LANSING, Mich., Jan. 21 (UPI) -- An Environmental Protection Agency administrator responsible for overseeing a region that includes Flint, Mich., tendered her resignation on Thursday amid growing concern for the water contamination crisis.
The agency said it agreed with Hedman's assessment that her position could be a distraction as officials work to resolve the lead-contaminated water supply in Flint, "given Susan's strong interest in ensuring that EPA Region 5's focus remains solely on the restoration of Flint's drinking water."
Those in Flint, a town of about 100,000, are being advised not to drink unfiltered tap water due to traces of lead that's leaked into the supply from old pipes. Experts say drinking lead-contaminated water poses a serious health risk.
Also Thursday, the EPA issued an emergency order calling on local officials to "take a series of immediate steps to address the drinking water contamination."
The federal agency said actions taken so far by local governments in Michigan have been "inadequate."
Law enforcement officers and officials who are part of the Flint Water Response Team have been aiding in the crisis response by providing filtered drinking water.
Earlier Thursday, newly released emails about the crisis indicated that top officials looked to shift blame away from the state and a growing concern with the public image of the situation.
In an email to Gov.
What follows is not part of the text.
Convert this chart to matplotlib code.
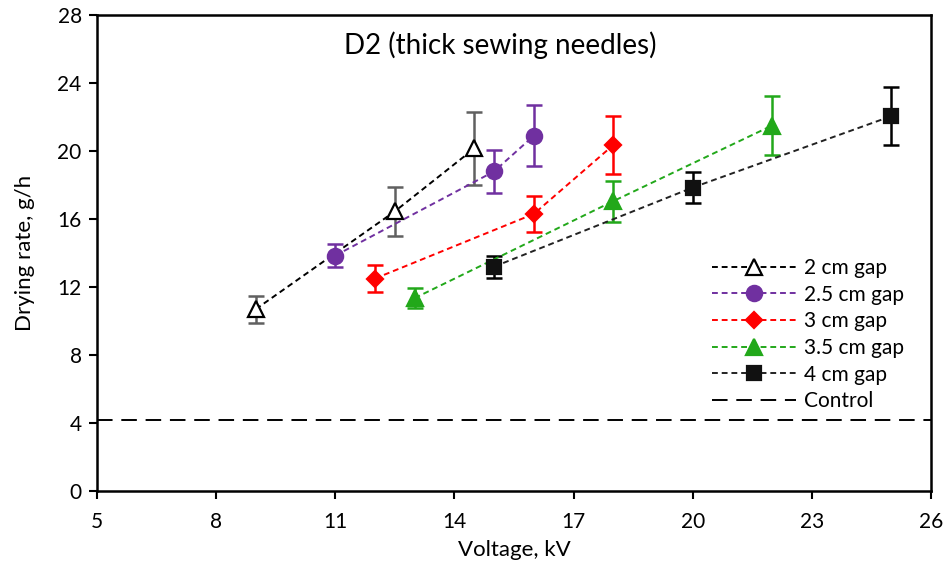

Rick Snyder, Lt. Gov. Brian Calley and other state officials, then chief of staff to the governor, Dennis Muchmore, said Flint residents were using the issue of lead exposure as a "political football claiming the departments are underestimating the impacts on the populations and particularly trying to shift responsibility to the state."
"I can't figure out why the state is responsible except that [former state Treasurer Andy Dillon] did make the ultimate decision so we're not able to avoid the subject," Muchmore wrote in the Sept. 25 email, referring to Dillon's decision to switch the source of the city's water supply from Detroit to the Flint River.
Muchmore's comments are part of the 274 pages of emails released by Snyder in an effort to diffuse the growing anger over Flint's poor water quality.
Water quality testing has shown the city's system has been compromised by high levels of lead since April 2014, when the city first started getting water from the Flint River. Some information indicated that local residents had been drinking the contaminated water for up to a year -- even though city, county and state officials knew about the dangers.
On Sept. 26, Muchmore seemed to belittle the situation and local residents, saying, "Now we have the anti everything group turning to the lead content, which is a concern for everyone."
"Of course, some of the Flint people respond by looking for someone to blame instead of working to reduce anxiety," he added. "We can't tolerate increased lead levels in any event, but it's really the city's water system that needs to deal with it."
In one memo, officials outlined the federal Safe Drinking Water Act and reiterated that the law requires the city's water to be "safe" to drink.
"The act does not [sic] regulate aesthetic values of water. Here are some factors affecting the aesthetics of water in Flint," the Feb. 3 memo said.